If $X$ is an eigenfunction satisfying the boundary conditions and $XX'|_a^b\le0$ , then there is no negative real eigenvalues.
Prove that this is valid for symmetric condition.
Attempt
Is symmetric condition if $f'g-fg'|_a^b=0$.
Then $(f'g-fg')(b)=(f'g-fg')(a).$
From here can I say that $a=b$ ?
If yes, then $ff'|_a^b\le0$ follows immediately.
If not, then what can I do to prove that symmetric condition satisfies $XX'|_a^b\le0$ ?
$X$ is an eigenfunction, i.e. a nonzero function satisfying $-X''=\lambda X$ for some $\lambda$, subject to a pair of boundary conditions. The boundary conditions are called symmetric if, for any pair of functions $f$ and $g$ which satisfy both boundary conditions, $(f'g-fg')|_a^b = 0$.

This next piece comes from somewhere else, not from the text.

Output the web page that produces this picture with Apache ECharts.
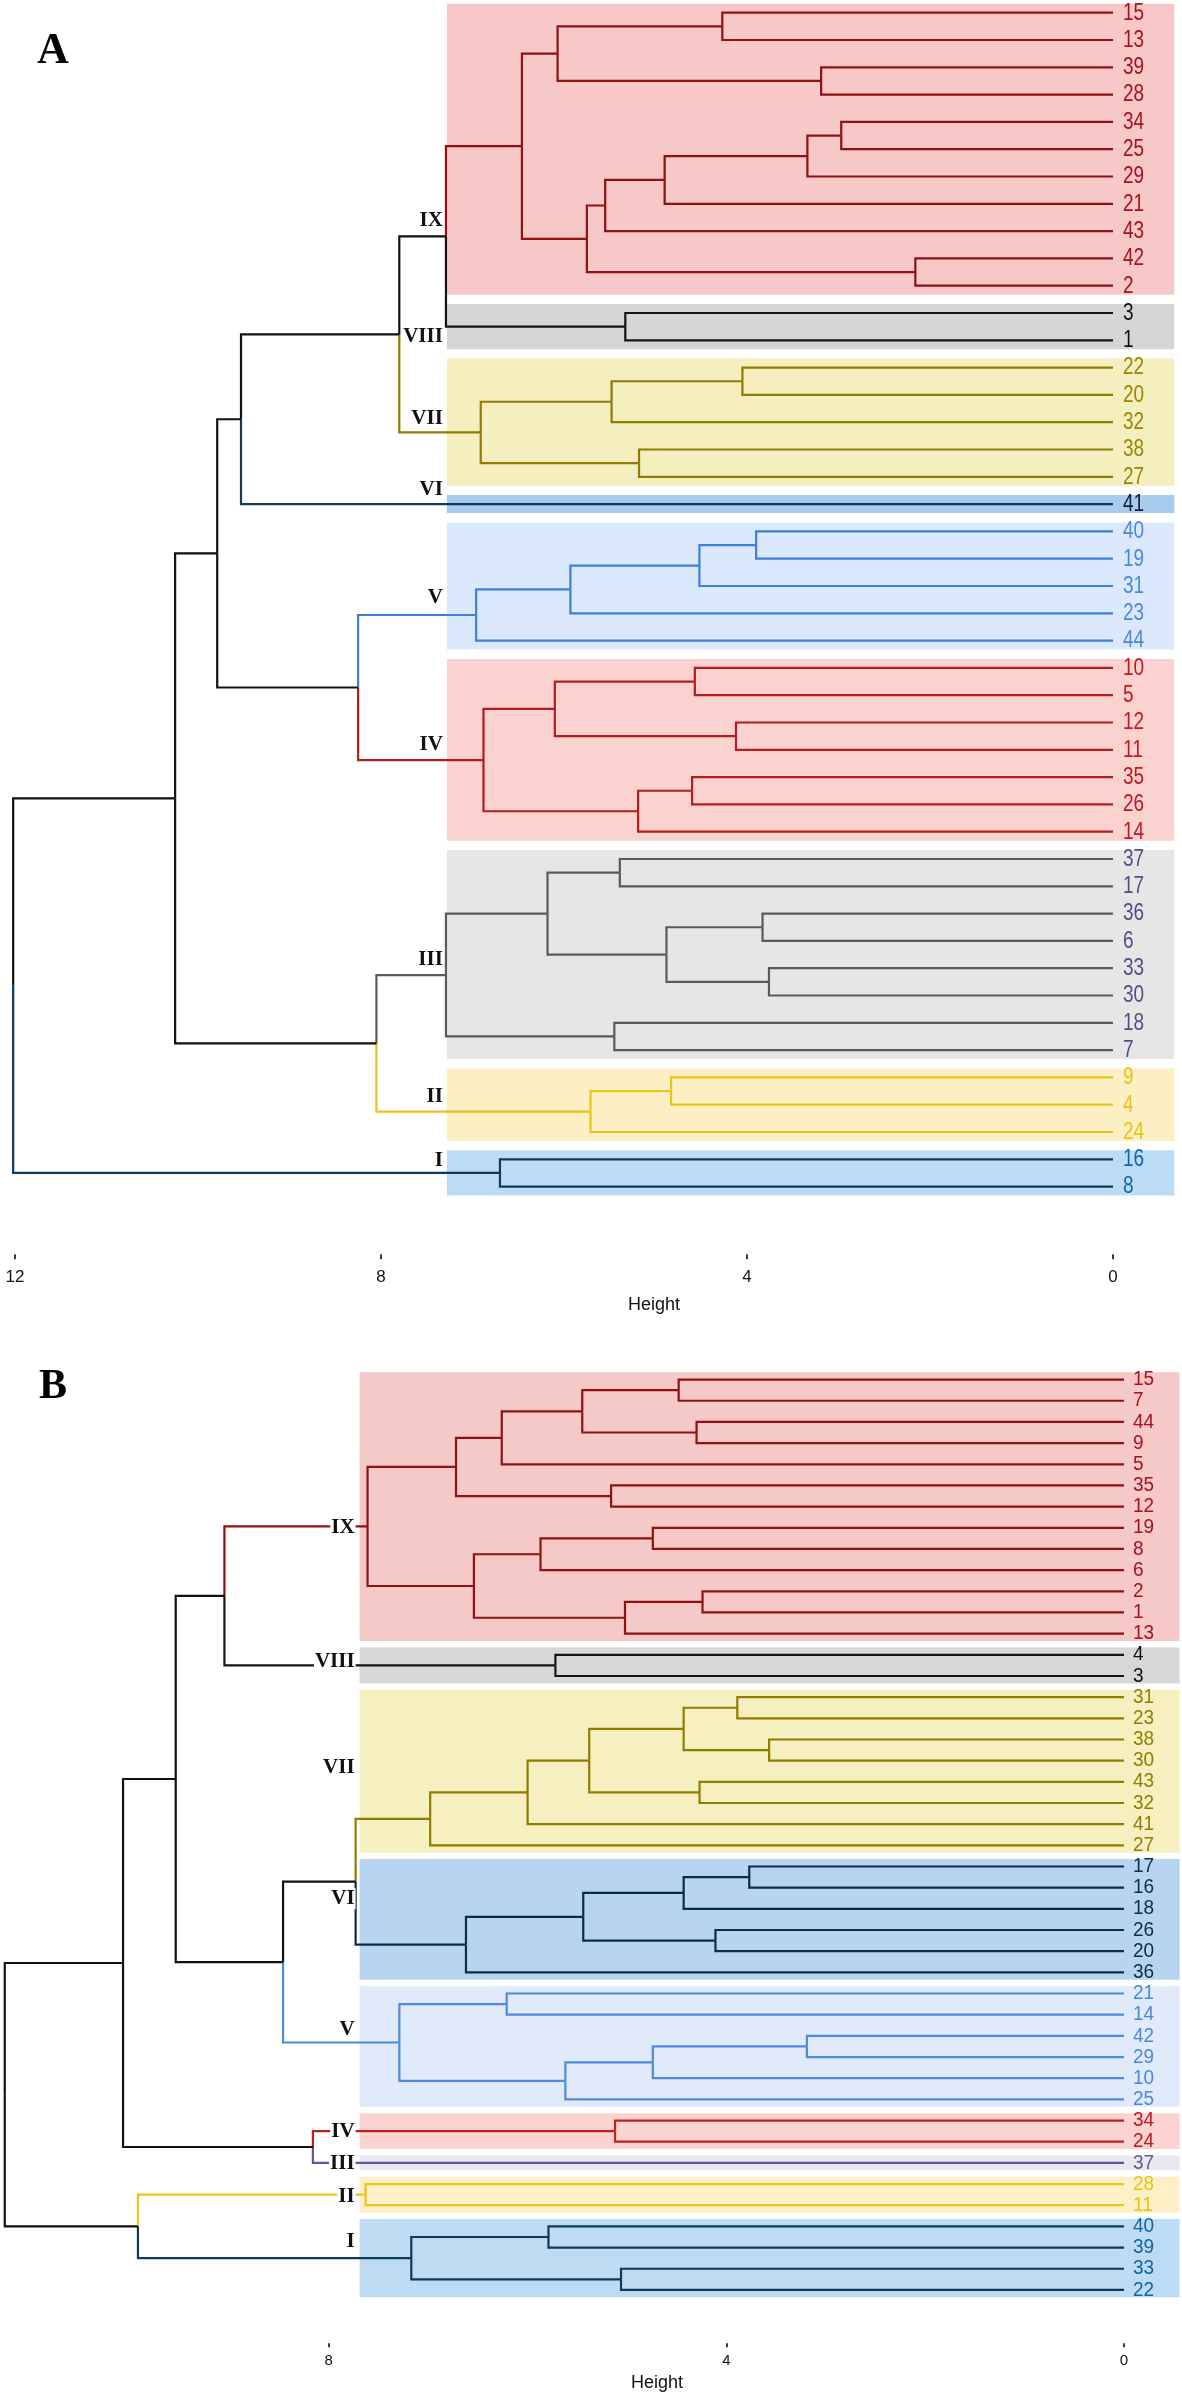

Assume $XX'|_a^b\leq 0$ for all eigenfunctions $X$ which satisfy the boundary conditions. By Green's First Identity,
$$\int_a^b X''Xdx = XX'|_a^b-\int_a^bX'^2dx$$
$$\Rightarrow XX'|_a^b = \int_a^b X''X + X'^2dx = \int_a^b -\lambda X^2 + X'^2dx \leq 0 $$
If $\lambda < 0$, then $-\lambda X^2+X'^2 > 0$, so $\int_a^b -\lambda X^2 + X'^2dx > 0$, a contradiction. Thus, $\lambda \geq 0$.